■ TASK: Each line of the listing that contains the word "page" is to be copied.

·····

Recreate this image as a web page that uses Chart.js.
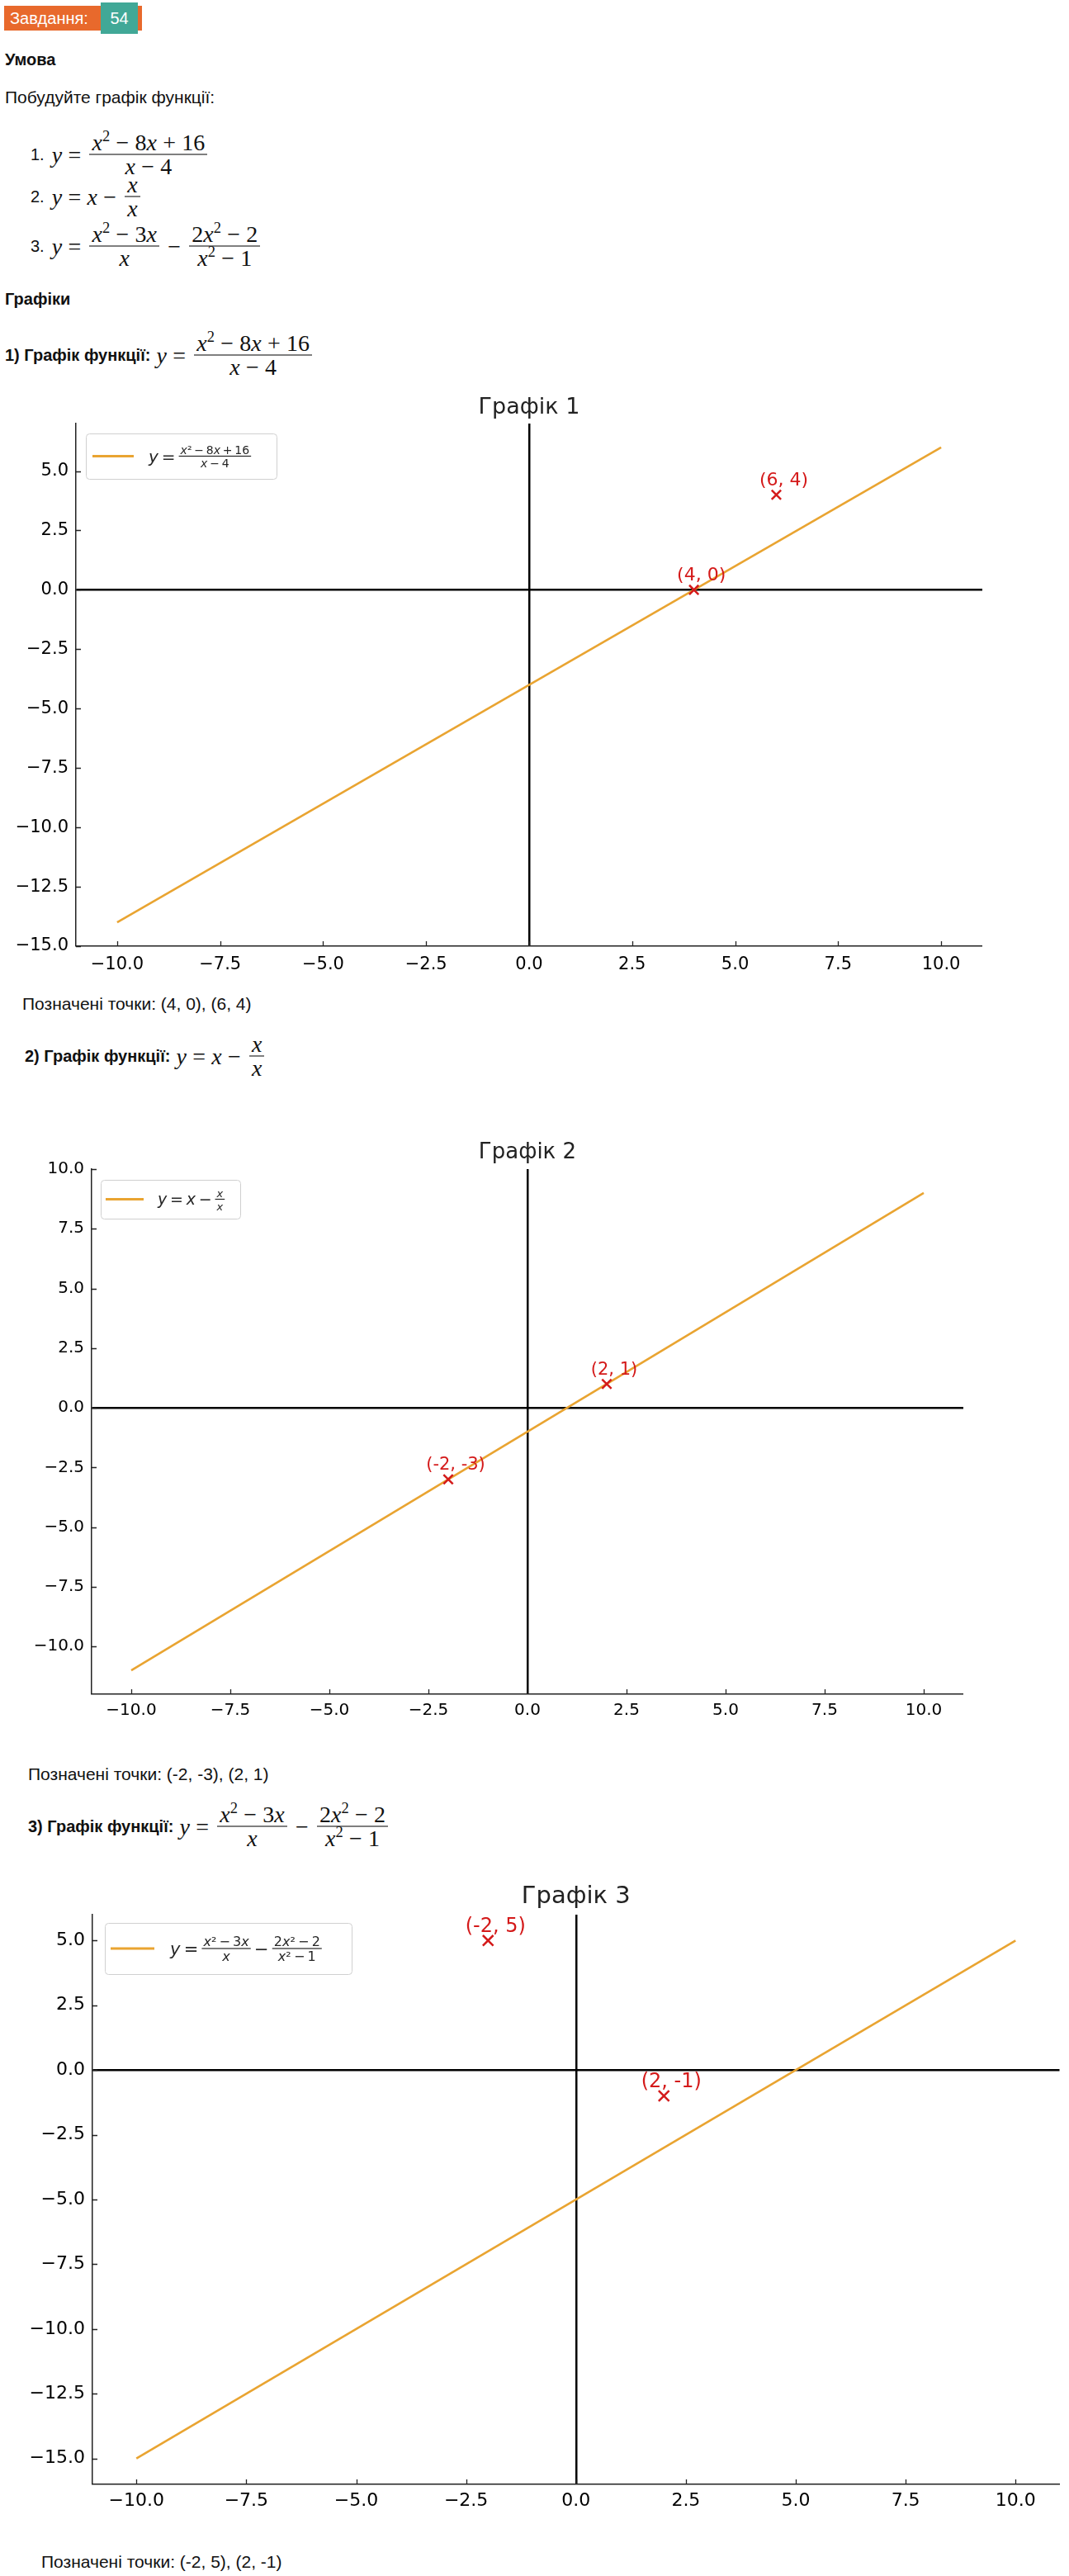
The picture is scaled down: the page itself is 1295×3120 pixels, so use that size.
<!DOCTYPE html>
<html lang="uk">
<head>
<meta charset="utf-8">
<title>Завдання 54</title>
<script src="https://cdn.jsdelivr.net/npm/chart.js"></script>
<style>
  html, body { margin: 0; padding: 0; background: #fff; }
  body { width: 1295px; height: 3120px; position: relative; overflow: hidden;
         font-family: 'Liberation Sans', Arial, sans-serif; font-size: 21px; color: #111; }
  .t { position: absolute; line-height: 24px; white-space: nowrap; }
  .b { font-weight: bold; font-size: 20px; }
  .badge { position: absolute; left: 5px; top: 7px; width: 167px; height: 30px; background: #e8692c; font-size: 20px; }
  .badge .l { position: absolute; left: 7px; top: 3px; color: #fff; line-height: 24px; }
  .badge .n { position: absolute; left: 117px; top: -4px; width: 45px; height: 38px; background: #41a897;
              color: #fff; text-align: center; line-height: 38px; }
  .row { position: absolute; display: flex; align-items: center; transform: translateY(-50%); white-space: nowrap; }
  .nl { margin-right: 9px; font-size: 20px; }
  .m { font-family: 'Liberation Serif', 'DejaVu Serif', serif; font-size: 28px; }
  .m i { font-style: italic; }
  .op { padding: 0 0.26em; }
  .fr { display: inline-flex; flex-direction: column; align-items: center; margin: 0 3px; }
  .fr > span { line-height: 28px; padding: 0 3px; }
  .fr > span:first-child { border-bottom: 1.3px solid #000; }
  sup { font-size: 0.66em; line-height: 0; vertical-align: 0.55em; }
  .chart { position: absolute; left: 0; width: 1295px; }
</style>
</head>
<body>

<div class="badge"><span class="l">Завдання:</span><span class="n">54</span></div>
<div class="t b" style="left:6px;top:60px">Умова</div>
<div class="t" style="left:6px;top:106px">Побудуйте графік функції:</div>

<div class="row" style="left:37px;top:187px"><span class="nl">1.</span><span class="m"><i>y</i><span class="op">=</span></span><span class="fr m"><span><i>x</i><sup>2</sup><span class="op">−</span>8<i>x</i><span class="op">+</span>16</span><span><i>x</i><span class="op">−</span>4</span></span></div>
<div class="row" style="left:37px;top:238px"><span class="nl">2.</span><span class="m"><i>y</i><span class="op">=</span><i>x</i><span class="op">−</span></span><span class="fr m"><span><i>x</i></span><span><i>x</i></span></span></div>
<div class="row" style="left:37px;top:298px"><span class="nl">3.</span><span class="m"><i>y</i><span class="op">=</span></span><span class="fr m"><span><i>x</i><sup>2</sup><span class="op">−</span>3<i>x</i></span><span><i>x</i></span></span><span class="m op">−</span><span class="fr m"><span>2<i>x</i><sup>2</sup><span class="op">−</span>2</span><span><i>x</i><sup>2</sup><span class="op">−</span>1</span></span></div>

<div class="t b" style="left:6px;top:350px">Графіки</div>

<div class="row" style="left:6px;top:430px"><span class="b">1) Графік функції:</span><span class="m">&nbsp;<i>y</i><span class="op">=</span></span><span class="fr m"><span><i>x</i><sup>2</sup><span class="op">−</span>8<i>x</i><span class="op">+</span>16</span><span><i>x</i><span class="op">−</span>4</span></span></div>
<div class="chart" style="top:470px;height:720px"><canvas id="c1"></canvas></div>
<div class="t" style="left:27px;top:1204px">Позначені точки: (4, 0), (6, 4)</div>

<div class="row" style="left:30px;top:1279px"><span class="b">2) Графік функції:</span><span class="m">&nbsp;<i>y</i><span class="op">=</span><i>x</i><span class="op">−</span></span><span class="fr m"><span><i>x</i></span><span><i>x</i></span></span></div>
<div class="chart" style="top:1370px;height:724px"><canvas id="c2"></canvas></div>
<div class="t" style="left:34px;top:2137px">Позначені точки: (-2, -3), (2, 1)</div>

<div class="row" style="left:34px;top:2212px"><span class="b">3) Графік функції:</span><span class="m">&nbsp;<i>y</i><span class="op">=</span></span><span class="fr m"><span><i>x</i><sup>2</sup><span class="op">−</span>3<i>x</i></span><span><i>x</i></span></span><span class="m op">−</span><span class="fr m"><span>2<i>x</i><sup>2</sup><span class="op">−</span>2</span><span><i>x</i><sup>2</sup><span class="op">−</span>1</span></span></div>
<div class="chart" style="top:2265px;height:790px"><canvas id="c3"></canvas></div>
<div class="t" style="left:50px;top:3091px">Позначені точки: (-2, 5), (2, -1)</div>

<script>
// shared x ticks
const xTicks = [-10, -7.5, -5, -2.5, 0, 2.5, 5, 7.5, 10];

// Графік 1: y = (x^2 - 8x + 16) / (x - 4)
const line1X = [-10, 10];
const line1Y = [-14, 6];
const marks1X = [4, 6];
const marks1Y = [0, 4];
const marks1Labels = ['(4, 0)', '(6, 4)'];
const y1Ticks = [-15, -12.5, -10, -7.5, -5, -2.5, 0, 2.5, 5];

// Графік 2: y = x - x/x
const line2X = [-10, 10];
const line2Y = [-11, 9];
const marks2X = [-2, 2];
const marks2Y = [-3, 1];
const marks2Labels = ['(-2, -3)', '(2, 1)'];
const y2Ticks = [-10, -7.5, -5, -2.5, 0, 2.5, 5, 7.5, 10];

// Графік 3: y = (x^2 - 3x)/x - (2x^2 - 2)/(x^2 - 1)
const line3X = [-10, 10];
const line3Y = [-15, 5];
const marks3X = [-2, 2];
const marks3Y = [5, -1];
const marks3Labels = ['(-2, 5)', '(2, -1)'];
const y3Ticks = [-15, -12.5, -10, -7.5, -5, -2.5, 0, 2.5, 5];

const LINE_COLOR = '#e9a431';
const MARK_COLOR = '#d41a1a';
const FONT = 'DejaVu Sans';

function fmt(v) {
    return (v < 0 ? '\u2212' : '') + Math.abs(v).toFixed(1);
}

function toPoints(xs, ys) {
    return xs.map((x, i) => ({ x: x, y: ys[i] }));
}

// mathtext-like string: letters italic, the rest upright, thin spaces
function mathRun(ctx, str, x, y, size, draw) {
    let cx = x;
    for (const ch of str) {
        if (ch === ' ') { cx += size * 0.2; continue; }
        ctx.font = (/[a-z]/.test(ch) ? 'italic ' : '') + size + 'px "' + FONT + '"';
        if (draw) ctx.fillText(ch, cx, y);
        cx += ctx.measureText(ch).width;
    }
    return cx - x;
}

function drawLegend(ctx, area, lg) {
    const bx = area.left + lg.dx, by = area.top + lg.dy;
    const mid = by + lg.h / 2;
    ctx.save();
    ctx.beginPath();
    ctx.roundRect(bx + 0.5, by + 0.5, lg.w, lg.h, 4);
    ctx.fillStyle = 'rgba(255,255,255,0.85)';
    ctx.fill();
    ctx.strokeStyle = '#d0d0d0';
    ctx.lineWidth = 1;
    ctx.stroke();

    ctx.beginPath();
    ctx.moveTo(bx + lg.sampleDx, mid);
    ctx.lineTo(bx + lg.sampleDx + lg.sampleLen, mid);
    ctx.strokeStyle = LINE_COLOR;
    ctx.lineWidth = 3;
    ctx.stroke();

    ctx.fillStyle = '#262626';
    ctx.textAlign = 'left';
    ctx.textBaseline = 'alphabetic';
    let cx = bx + lg.textDx;
    lg.parts.forEach(p => {
        if (p.t) {
            cx += mathRun(ctx, p.t, cx, mid + lg.main * 0.36, lg.main, true);
        } else {
            const nw = mathRun(ctx, p.num, 0, 0, lg.frac, false);
            const dw = mathRun(ctx, p.den, 0, 0, lg.frac, false);
            const w = Math.max(nw, dw) + 4;
            mathRun(ctx, p.num, cx + (w - nw) / 2, mid - 3, lg.frac, true);
            mathRun(ctx, p.den, cx + (w - dw) / 2, mid + lg.frac * 0.78 + 3, lg.frac, true);
            ctx.fillRect(cx, mid - 0.6, w, 1.2);
            cx += w;
        }
    });
    ctx.restore();
}

// title, inward ticks, point labels and the math legend
const decor = {
    id: 'decor',
    afterDraw(chart, args, o) {
        const ctx = chart.ctx, a = chart.chartArea;
        const xs = chart.scales.x, ys = chart.scales.y;
        ctx.save();

        ctx.strokeStyle = '#222';
        ctx.lineWidth = 1.3;
        ctx.beginPath();
        xs.ticks.forEach(t => {
            const px = Math.round(xs.getPixelForValue(t.value)) + 0.5;
            ctx.moveTo(px, a.bottom);
            ctx.lineTo(px, a.bottom - o.tick);
        });
        ys.ticks.forEach(t => {
            const py = Math.round(ys.getPixelForValue(t.value)) + 0.5;
            ctx.moveTo(a.left, py);
            ctx.lineTo(a.left + o.tick, py);
        });
        ctx.stroke();

        ctx.fillStyle = '#222';
        ctx.font = o.titleSize + 'px "' + FONT + '"';
        ctx.textAlign = 'center';
        ctx.textBaseline = 'middle';
        ctx.fillText(o.title, (a.left + a.right) / 2, a.top - o.titleGap);

        ctx.fillStyle = MARK_COLOR;
        ctx.font = o.labelSize + 'px "' + FONT + '"';
        chart.getDatasetMeta(0).data.forEach((pt, i) => {
            ctx.fillText(o.labels[i], pt.x + 9, pt.y - 17);
        });
        ctx.restore();

        drawLegend(ctx, a, o.legend);
    }
};

function axis(ticks, fontSize, pad, fit) {
    return {
        type: 'linear',
        min: -11,
        max: 11,
        afterBuildTicks: s => { s.ticks = ticks.map(v => ({ value: v })); },
        afterFit: fit,
        grid: {
            drawTicks: false,
            color: c => (c.tick && c.tick.value === 0) ? '#000' : 'rgba(0,0,0,0)',
            lineWidth: c => (c.tick && c.tick.value === 0) ? 2.5 : 0
        },
        border: { display: true, color: '#222', width: 1.5 },
        ticks: {
            padding: pad,
            color: '#000',
            autoSkip: false,
            maxRotation: 0,
            font: { family: FONT, size: fontSize },
            callback: v => fmt(v)
        }
    };
}

function makePlot(id, d, L) {
    const yAxis = axis(d.yTicks, L.tickSize, 9, s => { s.width = L.left; });
    yAxis.min = d.yMin;
    yAxis.max = d.yMax;
    return new Chart(document.getElementById(id), {
        type: 'scatter',
        data: {
            datasets: [
                {
                    data: toPoints(d.marksX, d.marksY),
                    pointStyle: 'crossRot',
                    pointRadius: L.mark,
                    pointBorderWidth: 2.5,
                    pointBorderColor: MARK_COLOR,
                    pointBackgroundColor: MARK_COLOR
                },
                {
                    data: toPoints(d.lineX, d.lineY),
                    showLine: true,
                    pointRadius: 0,
                    borderColor: LINE_COLOR,
                    borderWidth: 2.6,
                    tension: 0
                }
            ]
        },
        options: {
            responsive: true,
            maintainAspectRatio: false,
            animation: false,
            events: [],
            layout: { padding: { top: L.top, right: L.right, bottom: 0, left: 0 } },
            plugins: {
                legend: { display: false },
                tooltip: { enabled: false },
                title: { display: false },
                decor: {
                    title: d.title,
                    titleSize: L.titleSize,
                    titleGap: L.titleGap,
                    labelSize: L.labelSize,
                    labels: d.labels,
                    tick: 6,
                    legend: d.legend
                }
            },
            scales: {
                x: axis(xTicks, L.tickSize, L.xPad, s => { s.height = L.bottom; }),
                y: yAxis
            }
        },
        plugins: [decor]
    });
}

makePlot('c1', {
    title: 'Графік 1', lineX: line1X, lineY: line1Y, marksX: marks1X, marksY: marks1Y,
    labels: marks1Labels, yTicks: y1Ticks, yMin: -15, yMax: 7,
    legend: { dx: 12, dy: 12, w: 231, h: 55, sampleDx: 8, sampleLen: 50, textDx: 76, main: 20, frac: 14,
              parts: [{ t: 'y = ' }, { num: 'x² − 8x + 16', den: 'x − 4' }] }
}, { top: 43, right: 105, left: 92, bottom: 44, xPad: 10, tickSize: 21, titleSize: 27, titleGap: 19, labelSize: 22, mark: 8 });

makePlot('c2', {
    title: 'Графік 2', lineX: line2X, lineY: line2Y, marksX: marks2X, marksY: marks2Y,
    labels: marks2Labels, yTicks: y2Ticks, yMin: -12, yMax: 10,
    legend: { dx: 11, dy: 13, w: 169, h: 47, sampleDx: 6, sampleLen: 46, textDx: 69, main: 19, frac: 13,
              parts: [{ t: 'y = x − ' }, { num: 'x', den: 'x' }] }
}, { top: 46, right: 128, left: 111, bottom: 42, xPad: 8, tickSize: 20, titleSize: 26, titleGap: 20, labelSize: 21, mark: 8 });

makePlot('c3', {
    title: 'Графік 3', lineX: line3X, lineY: line3Y, marksX: marks3X, marksY: marks3Y,
    labels: marks3Labels, yTicks: y3Ticks, yMin: -16, yMax: 6,
    legend: { dx: 15, dy: 10, w: 299, h: 62, sampleDx: 7, sampleLen: 53, textDx: 79, main: 21, frac: 16,
              parts: [{ t: 'y = ' }, { num: 'x² − 3x', den: 'x' }, { t: ' − ' }, { num: '2x² − 2', den: 'x² − 1' }] }
}, { top: 54, right: 9, left: 112, bottom: 46, xPad: 7, tickSize: 22, titleSize: 29, titleGap: 22, labelSize: 24, mark: 9 });
</script>
</body>
</html>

·····

■ REPLY TO THE TASK:
Recreate this image as a web page that uses Chart.js.
The picture is scaled down: the page itself is 1295×3120 pixels, so use that size.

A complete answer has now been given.